Callable Result: Result from Callable

In this above code, we used Callable to return a string result after a delay. While the callable runs in the background, the main thread does other work. The future.get() method waits and fetches the result once the task is complete.

Using ScheduledExecutorService

You can schedule tasks to run after a delay or repeatedly.

ScheduledExecutorService with Delay

package ayshriv;

import java.util.concurrent.*;

public class MasteringBackend {
    public static void main(String[] args) throws InterruptedException {
        ScheduledExecutorService scheduler = Executors.newScheduledThreadPool(1);

        Runnable task = () -> System.out.println("Task executed after delay");

        scheduler.schedule(task, 2, TimeUnit.SECONDS);

        scheduler.shutdown();
    }
}

Output:

Task executed after delay

(Appears after approximately 2 seconds)

In this above code, we used ScheduledExecutorService to schedule a task after 2 seconds. This is useful for reminders, retries, or timeout actions in real-time applications.

Using CountDownLatch

CountDownLatch is a utility that waits until all required tasks are finished before moving forward.

Waiting for 3 Threads to Finish

package ayshriv;

import java.util.concurrent.CountDownLatch;

public class MasteringBackend {
    public static void main(String[] args) throws InterruptedException {
        CountDownLatch latch = new CountDownLatch(3);

        Runnable task = () -> {
            System.out.println(Thread.currentThread().getName() + " completed");
            latch.countDown();
        };

        new Thread(task).start();
        new Thread(task).start();
        new Thread(task).start();

        latch.await(); // Wait for all 3 threads
        System.out.println("All tasks finished. Proceeding...");
    }
}

Output:

Thread-0 completed
Thread-1 completed
Thread-2 completed
All tasks finished. Proceeding...

In this above code, we used CountDownLatch(3) to wait until 3 threads complete their tasks. Only after all threads call countDown(), the main thread resumes and prints the final message.

Using CyclicBarrier

CyclicBarrier allows multiple threads to wait for each other to reach a common barrier point.

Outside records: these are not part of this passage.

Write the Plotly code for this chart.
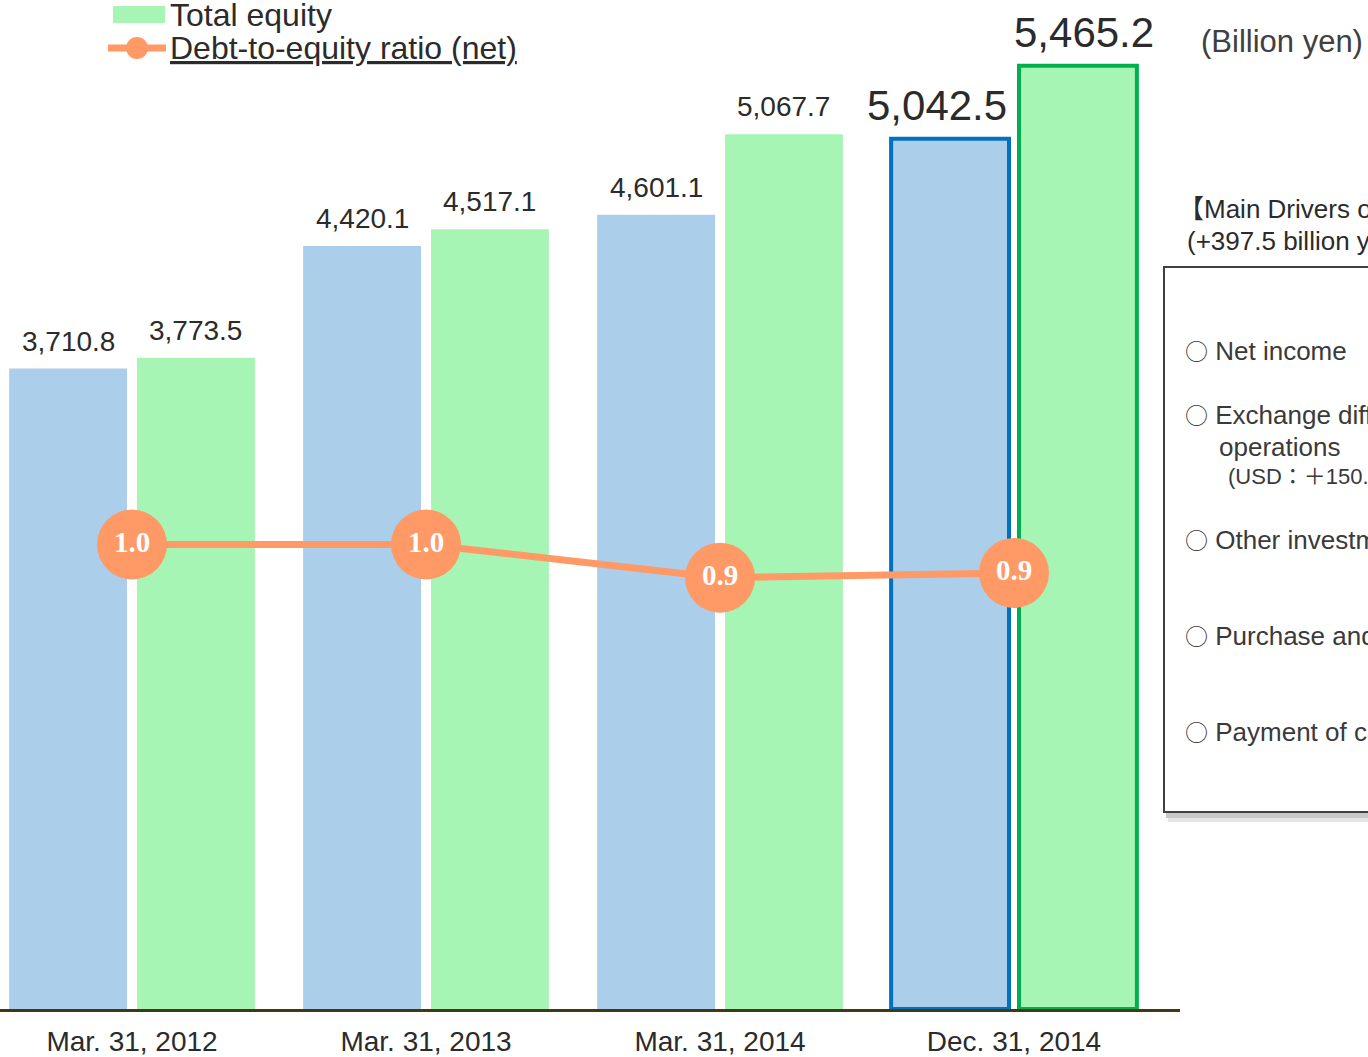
import plotly.graph_objects as go

# ---------------- data ----------------
categories = ["Mar. 31, 2012", "Mar. 31, 2013", "Mar. 31, 2014", "Dec. 31, 2014"]
debt_net = [3710.8, 4420.1, 4601.1, 5042.5]          # Interest-bearing liabilities (net)
total_equity = [3773.5, 4517.1, 5067.7, 5465.2]      # Total equity
de_ratio = [0.98, 0.98, 0.91, 0.92]                  # Debt-to-equity ratio (net)
series_names = ["Interest-bearing liabilities (net)", "Total equity", "Debt-to-equity ratio (net)"]
unit_label = "(Billion yen)"
drivers_header = ["【Main Drivers of Increase in Total Equity】",
                  "(+397.5 billion yen compared with Mar. 31, 2014)"]
drivers_items = ["Net income",
                 "Exchange differences on translating foreign",
                 "Other investments",
                 "Purchase and sale of treasury stock",
                 "Payment of cash dividends"]
drivers_sub = ["operations", "(USD：＋150."]

# ---------------- layout geometry ----------------
W, H = 1368, 1057
ML, MR, MT, MB = 0, 188, 40, 48
PW, PH = W - ML - MR, H - MT - MB
BASE = H - MB


def px(x):
    return (x - ML) / PW


def py(y):
    return (BASE - y) / PH


BLUE = "#ABCEEA"
GREEN = "#A6F5B4"
ORANGE = "#FF9966"
BLUE_EDGE = "#0070C0"
GREEN_EDGE = "#00B050"
TXT = "#2B2B2B"
FONT = "Liberation Sans, Arial, sans-serif"
CJK = "Liberation Sans, Noto Sans CJK JP, sans-serif"
CIRCLE = '<span style="font-family:Noto Sans CJK JP;font-size:23px">○</span> '

idx = list(range(len(categories)))
last = len(categories) - 1

fig = go.Figure()
fig.add_trace(go.Bar(
    x=idx, y=debt_net, name=series_names[0], width=0.401, offset=-0.418,
    marker=dict(color=BLUE,
                line=dict(color=[BLUE_EDGE] * len(idx),
                          width=[4 if i == last else 0 for i in idx])),
    showlegend=False))
fig.add_trace(go.Bar(
    x=idx, y=total_equity, name=series_names[1], width=0.401, offset=0.017,
    marker=dict(color=GREEN,
                line=dict(color=[GREEN_EDGE] * len(idx),
                          width=[4 if i == last else 0 for i in idx])),
    showlegend=False))
fig.add_trace(go.Scatter(
    x=idx, y=de_ratio, name=series_names[2], yaxis="y2",
    mode="lines+markers+text",
    line=dict(color=ORANGE, width=7),
    marker=dict(color=ORANGE, size=70),
    text=[f"<b>{v:.1f}</b>" for v in de_ratio],
    textposition="middle center",
    textfont=dict(family="Liberation Serif, Times New Roman, serif", size=29, color="white"),
    showlegend=False, cliponaxis=False))

annotations = []
# bar value labels
for i in idx:
    big = i == last
    annotations.append(dict(
        x=i - 0.418 + 0.2005, y=debt_net[i], xref="x", yref="y",
        text=f"{debt_net[i]:,.1f}", showarrow=False, yanchor="bottom",
        yshift=8 if big else 10, xshift=-13 if big else 0,
        font=dict(family=FONT, size=42 if big else 28, color=TXT)))
    annotations.append(dict(
        x=i + 0.017 + 0.2005, y=total_equity[i], xref="x", yref="y",
        text=f"{total_equity[i]:,.1f}", showarrow=False, yanchor="bottom",
        yshift=8 if big else 10, xshift=6 if big else 0,
        font=dict(family=FONT, size=42 if big else 28, color=TXT)))

# unit label
annotations.append(dict(x=px(1199), y=py(41), xref="paper", yref="paper",
                        text=unit_label, showarrow=False, xanchor="left", yanchor="middle",
                        font=dict(family=FONT, size=31, color="#404040")))

# manual legend
leg_y = [-18, 15, 48]
leg_text = [series_names[0], series_names[1], f"<u>{series_names[2]}</u>"]
for t, yy in zip(leg_text, leg_y):
    annotations.append(dict(x=px(168), y=py(yy), xref="paper", yref="paper",
                            text=t, showarrow=False, xanchor="left", yanchor="middle",
                            font=dict(family=FONT, size=32, color=TXT)))

# drivers box text
annotations.append(dict(x=px(1176), y=py(209), xref="paper", yref="paper",
                        text=drivers_header[0], showarrow=False, xanchor="left", yanchor="middle",
                        font=dict(family=CJK, size=26, color=TXT)))
annotations.append(dict(x=px(1185), y=py(241), xref="paper", yref="paper",
                        text=drivers_header[1], showarrow=False, xanchor="left", yanchor="middle",
                        font=dict(family=CJK, size=26, color=TXT)))
item_y = [350, 414, 539, 635, 731]
for t, yy in zip(drivers_items, item_y):
    annotations.append(dict(x=px(1183), y=py(yy), xref="paper", yref="paper",
                            text=CIRCLE + t, showarrow=False, xanchor="left", yanchor="middle",
                            font=dict(family=CJK, size=26, color="#3A3A3A")))
annotations.append(dict(x=px(1217), y=py(447), xref="paper", yref="paper",
                        text=drivers_sub[0], showarrow=False, xanchor="left", yanchor="middle",
                        font=dict(family=CJK, size=26, color="#3A3A3A")))
annotations.append(dict(x=px(1226), y=py(477), xref="paper", yref="paper",
                        text=drivers_sub[1], showarrow=False, xanchor="left", yanchor="middle",
                        font=dict(family=CJK, size=22, color="#3A3A3A")))

shapes = [
    # legend symbols
    dict(type="rect", xref="paper", yref="paper", x0=px(113), x1=px(165), y0=py(-9), y1=py(-26),
         fillcolor=BLUE, line=dict(width=0)),
    dict(type="rect", xref="paper", yref="paper", x0=px(113), x1=px(165), y0=py(23), y1=py(6),
         fillcolor=GREEN, line=dict(width=0)),
    dict(type="line", xref="paper", yref="paper", x0=px(108), x1=px(166), y0=py(48), y1=py(48),
         line=dict(color=ORANGE, width=7)),
    dict(type="circle", xref="paper", yref="paper", x0=px(126), x1=px(148), y0=py(59), y1=py(37),
         fillcolor=ORANGE, line=dict(width=0)),
    # drivers box soft shadow + box
    dict(type="rect", xref="paper", yref="paper", x0=px(1168), x1=px(1420), y0=py(822), y1=py(272),
         fillcolor="#E6E6E6", line=dict(width=0), layer="below"),
    dict(type="rect", xref="paper", yref="paper", x0=px(1166), x1=px(1420), y0=py(818), y1=py(270),
         fillcolor="#C8C8C8", line=dict(width=0), layer="below"),
    dict(type="rect", xref="paper", yref="paper", x0=px(1164), x1=px(1420), y0=py(812), y1=py(267),
         fillcolor="white", line=dict(color="#404040", width=2), layer="below"),
]

fig.update_layout(
    width=W, height=H,
    margin=dict(l=ML, r=MR, t=MT, b=MB, autoexpand=False),
    paper_bgcolor="white", plot_bgcolor="white",
    barmode="overlay",
    font=dict(family=FONT, color=TXT),
    xaxis=dict(range=[(0 - 132) / 294, (PW - 132) / 294], tickmode="array", tickvals=idx,
               ticktext=categories, showgrid=False, zeroline=False, showline=True,
               linecolor="#3F3A14", linewidth=3, ticks="", ticklabelstandoff=5,
               tickfont=dict(family=FONT, size=28, color=TXT), fixedrange=True),
    yaxis=dict(range=[0, PH / 0.1726], visible=False, showgrid=False, fixedrange=True),
    yaxis2=dict(range=[0, PH / 474.0], overlaying="y", visible=False, showgrid=False,
                fixedrange=True),
    annotations=annotations,
    shapes=shapes,
    showlegend=False,
)

fig.write_html("out.html",
               config={"displayModeBar": False},
               post_script="document.body.style.margin='0px';"
                           "document.body.style.overflow='hidden';")
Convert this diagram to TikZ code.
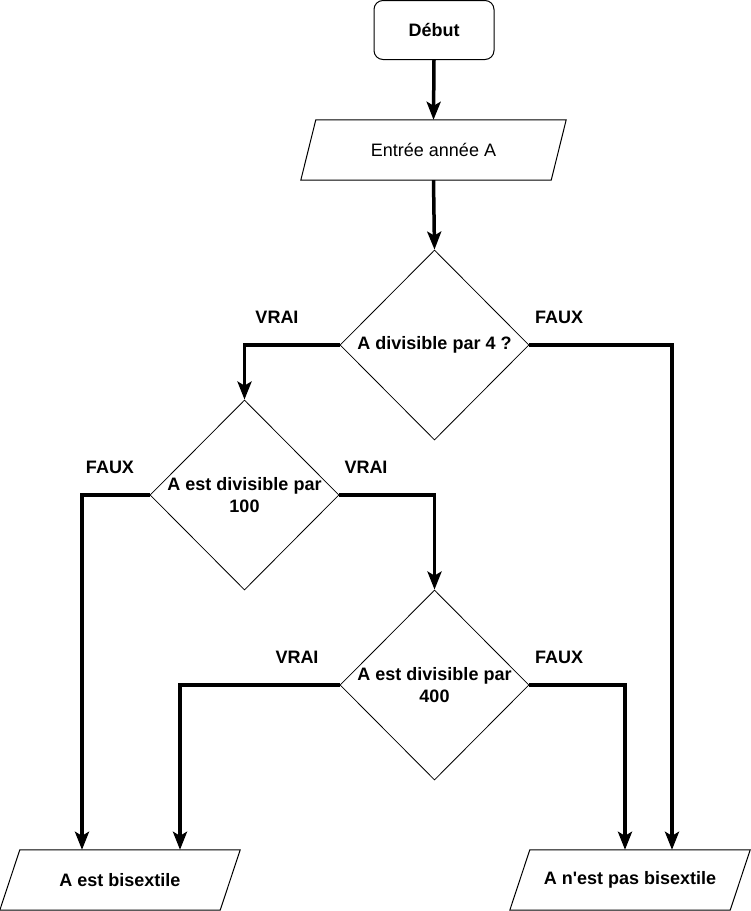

A synchronization tool that allows a group of threads to wait for each other to reach a common barrier point before continuing execution.

Threads Sync at Barrier

package ayshriv;

import java.util.concurrent.*;

public class MasteringBackend {
    public static void main(String[] args) {
        CyclicBarrier barrier = new CyclicBarrier(3, () ->
                System.out.println("All threads reached barrier. Running final task."));

        Runnable task = () -> {
            System.out.println(Thread.currentThread().getName() + " is waiting at barrier");
            try {
                barrier.await(); // Wait for all threads
            } catch (Exception e) {
                e.printStackTrace();
            }
        };

        new Thread(task).start();
        new Thread(task).start();
        new Thread(task).start();
    }
}

Output:

Thread-0 is waiting at barrier
Thread-1 is waiting at barrier
Thread-2 is waiting at barrier
All threads reached barrier. Running final task.

In this above code, all 3 threads wait at the barrier. When all threads reach the barrier, the barrier action runs. This is useful in parallel processing where you want all threads to finish a phase together before moving to the next.